Question

Consider a point A far away from short dipole p. By keeping r constant, $\theta$ varies from 0° to 360°. Variation of potential of dipole at A with respect to $\theta$:-

• A. Graph (1)
• B. Graph (2)
• C. Graph (3)
• D. Graph (4)

Answer 1

Answer: (A)

Graph (1) correctly represents the variation of potential of a dipole with respect to $\theta$.

Answer 2

The electric potential $V$ at a point $(r, \theta)$ due to a short electric dipole of dipole moment $\vec{p}$ is given by the formula:

$V = \frac{1}{4\pi\epsilon_0} \frac{p \cos\theta}{r^2}$

In this problem, the point A is far away from the dipole, so the short dipole approximation is valid. We are given that $r$ is constant, and $\theta$ varies from 0° to 360°.

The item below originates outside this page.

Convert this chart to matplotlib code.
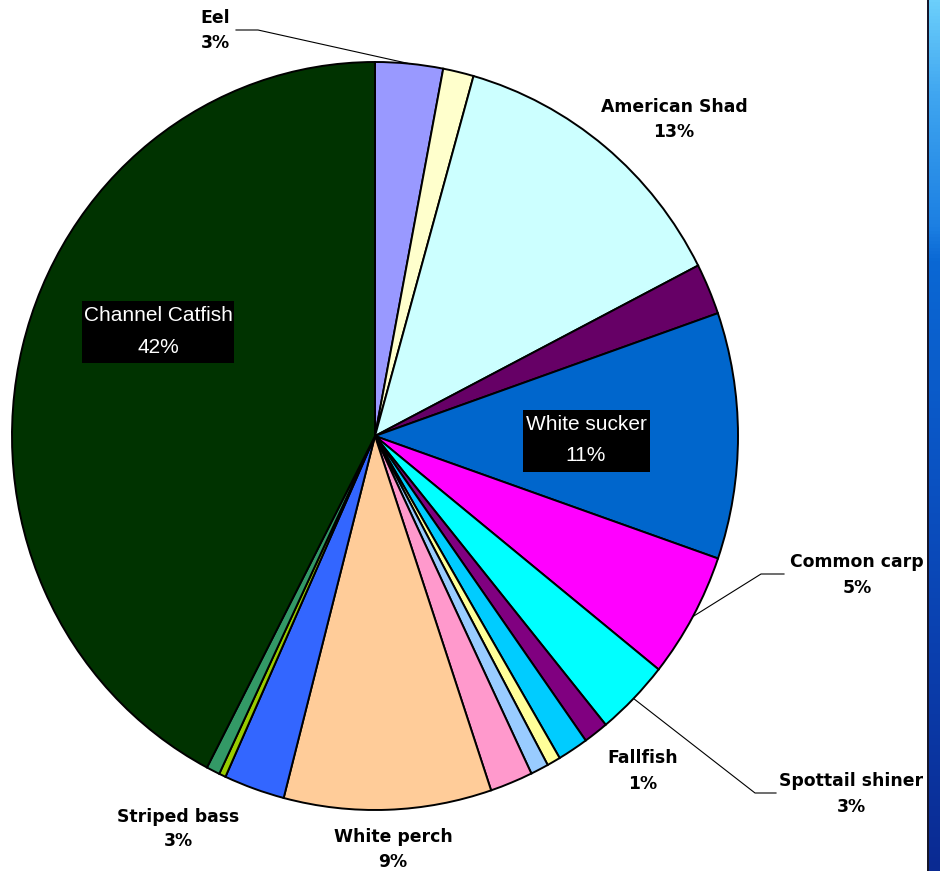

Since $p$, $r$, and $\frac{1}{4\pi\epsilon_0}$ are constants, the potential $V$ is directly proportional to $\cos\theta$.

$V \propto \cos\theta$

Let's analyze the behavior of $\cos\theta$ as $\theta$ varies from 0° to 360°:

• At $\theta = 0^\circ$: $\cos(0^\circ) = 1$. So, $V$ will be maximum positive.
• At $\theta = 90^\circ$: $\cos(90^\circ) = 0$. So, $V$ will be zero.
• At $\theta = 180^\circ$: $\cos(180^\circ) = -1$. So, $V$ will be maximum negative.
• At $\theta = 270^\circ$: $\cos(270^\circ) = 0$. So, $V$ will be zero.
• At $\theta = 360^\circ$: $\cos(360^\circ) = 1$. So, $V$ will be maximum positive (same as at 0°).

Therefore, Graph (1) correctly represents the variation of potential of a dipole with respect to $\theta$.